As desperate peasants throughout southern Mexico take up arms, Mexico's ruling party has responded with repression. Four southern states are now militarized and other states are tinderboxes awaiting a spark. What's fueling the crisis is the failure of the government to guarantee the rule of law. PNS associate editor Andrew Reding, who has travelled widely in Mexico, directs the North America Project of the World Policy Institute at The New School for Social Research, where he is also Senior Fellow for Hemispheric Affairs.
SANIBEL -- When it comes to Mexico, Washington just can't get it right.
The emergence of another guerrilla group, this time in the Pacific coast state of Guerrero, is yet another sign that the present Mexican leadership is unequal to the task of political reform. While the White House and Wall Street continue to judge Mexico's prospects by its economic policies, they're missing the point. It's not the economy, stupid! It's the political system.
Policies enacted by Presidents Carlos Salinas and Ernesto Zedillo have turned all of southern Mexico into a cauldron of discontent. Their economic policies have been orthodox. Recognizing that subsistence agriculture provides a meager living for Mexico's 25 million peasants and no foreign exchange earnings for the country, they have tried to substitute modern export agriculture. They have ended land reform, and begun to dismantle the ejidos, communal landholdings established by the Mexican Revolution. But they haven't thought out the political consequences.
For all the misery of life on the ejidos, it is as nothing when compared with being unemployed and without land. Mexican land reform has resulted in uneconomical small plots of mostly arid land. But the ejidos have kept millions of uneducated, unskilled Mexicans fed, out of the labor force, and politically passive. By dismantling this system without providing for alternative sources of employment in industry and services, Mexico City has created multiple problems. It has sent unprecedented streams of peasants migrating to already overcrowded city slums and northward to the United States. It has also caused political discontent. Peasants once uniformly loyal to the ruling Institutional Revolutionary Party (PRI) are now hostile to it.

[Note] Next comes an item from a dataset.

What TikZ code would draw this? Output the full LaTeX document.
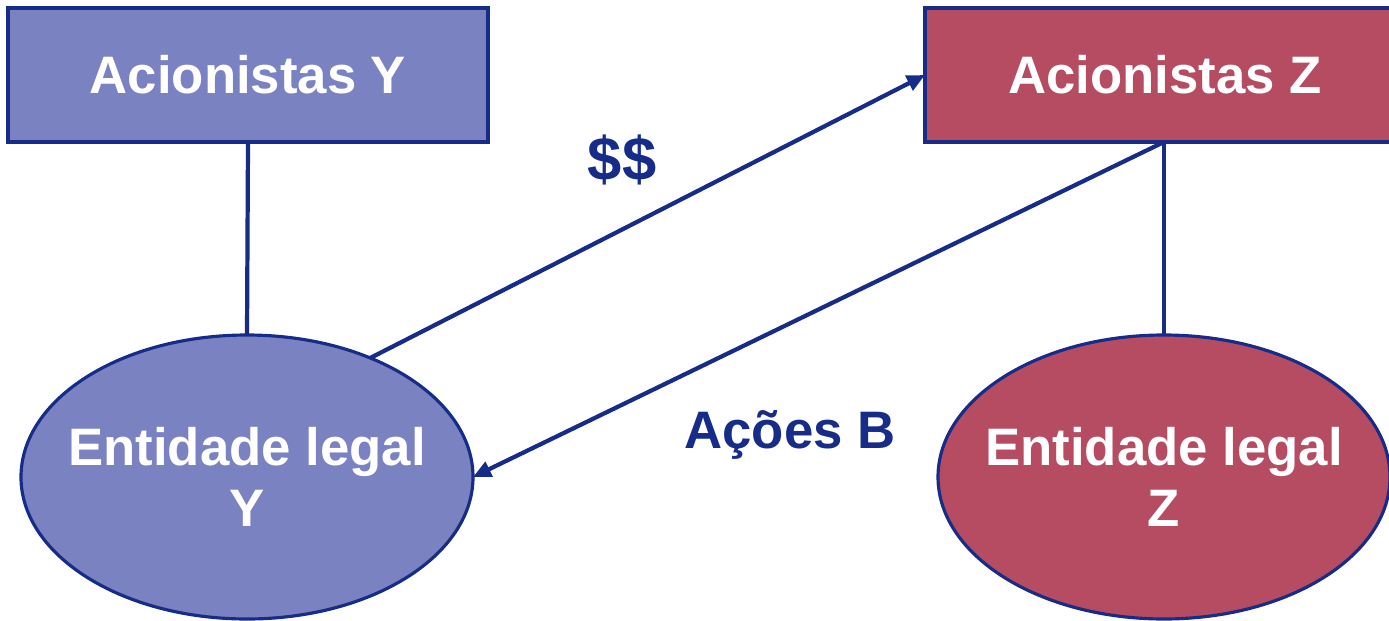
\documentclass[tikz,border=0pt]{standalone}
\usepackage{fontspec}
\setmainfont{Liberation Sans}
\usetikzlibrary{shapes.geometric}
\usetikzlibrary{arrows.meta}
\definecolor{navy}{RGB}{22,44,136}
\definecolor{lilac}{RGB}{122,130,194}
\definecolor{rose}{RGB}{181,76,98}
\tikzset{
  holder/.style={draw=navy,line width=1pt,inner sep=0pt,outer sep=0pt,
    minimum width=4.8cm,minimum height=1.34cm,text=white,
    font=\fontsize{15}{18}\selectfont\bfseries},
  entity/.style={ellipse,draw=navy,line width=0.9pt,inner ysep=0pt,
    inner xsep=-0.3cm,outer sep=0pt,minimum width=4.52cm,
    minimum height=2.84cm,align=center,text=white,
    font=\fontsize{15}{17.5}\selectfont\bfseries},
  flow/.style={draw=navy,line width=1.2pt},
  tag/.style={text=navy,font=\fontsize{15}{18}\selectfont\bfseries}
}
\begin{document}
\begin{tikzpicture}
  \useasboundingbox
    (0,0)
    rectangle
    (13.89,6.2);
  \node[holder,fill=lilac] (holdY)
    at (2.48,5.45) {Acionistas Y};
  \node[holder,fill=rose] (holdZ)
    at (11.65,5.45) {Acionistas Z};
  \node[entity,fill=lilac] (entY)
    at (2.47,1.43) {Entidade legal\\Y};
  \node[entity,fill=rose] (entZ)
    at (11.64,1.43) {Entidade legal\\Z};
  \coordinate (footZ)
    at (holdZ.south -| entZ.north);
  \draw[flow]
    (holdY.south)
    --
    (entY.north);
  \draw[flow]
    (footZ)
    --
    (entZ.north);
  \draw[flow,-{Triangle[length=1.8mm,width=1.6mm]}]
    (entY.44)
    --
    (holdZ.west);
  \draw[flow,-{Triangle[length=1.8mm,width=1.6mm]}]
    (footZ)
    --
    (entY.east);
  \node[tag,font=\fontsize{17.5}{20}\selectfont\bfseries] (cash)
    at (6.22,4.6) {\$\$};
  \node[tag] (shares)
    at (7.9,1.85) {Ações B};
\end{tikzpicture}
\end{document}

The PRI has responded with repression. First, in Chiapas, with the governorship of Patrocinio Gonzalez Garrido, who jailed teachers, priests and Indians by the droves, setting the stage for the zapatista uprising. More recently, Guerrero has suffered the governorship of Ruben Figueroa, whose state police ambushed and slaughtered seventeen unarmed peasants a year ago. Not coincidentally, the new rebel group surfaced at a memorial service for the dead.
Other states are tinderboxes awaiting a spark. In Tabasco, Governor Carlos Madrazo continues to cling to office despite documented evidence of his having spent more than 60 times the legal limit in his campaign, with much of the money coming from a fugitive financier with close ties to the Salinas family, and, it is speculated, drug traffickers. Madrazo has filled the jails with his opponents. Neighboring Yucatan has been on edge since PRI power-broker Victor Cervera Pacheco seized the governorship in an election marred by fraud. Tensions are also running high in Oaxaca and Puebla. In Morelos -- a state on Mexico City's southern border governed by a former army colonel -- state police recently fired into a demonstration, killing one person and wounding several more.
Despite an inaugural pledge to "create a nation of law," President Ernesto Zedillo has done almost nothing to control the lawless behavior of subordinates. Mexican presidents have enormous powers, both formal and as de facto leaders of the ruling party. Yet Zedillo, who seeks to avoid further splits in his party as it faces congressional elections next year, has tolerated corruption, electoral fraud, and repression by PRI governors. As frustrated peasants respond by taking up arms, Zedillo has upped the ante by calling out the army. Now it is not only Chiapas that is militarized, but Oaxaca, Tabasco and Guerrero.
The rebel groups pose no credible military threat to the government. Their agrarian base is only a quarter of the population, and shrinking. The real danger is to the country's economic recovery. As long as Mexico remains buffeted by political instability, business -- both national and international -- will lack the confidence to invest for the long term. At stake is the future of NAFTA, and, should regional economic development fail, of efforts to control our southern border.
The White House needs to understand that Mexico's economic prospects depend on timely political reform. Though it would be counterproductive to criticize Mexico's leadership in public, it is time to curtail the unbounded praise, and to engage in private diplomacy to make the Zedillo administration understand that now that we have a common stake in regional economic development, we also have a stake in ensuring the rule of law.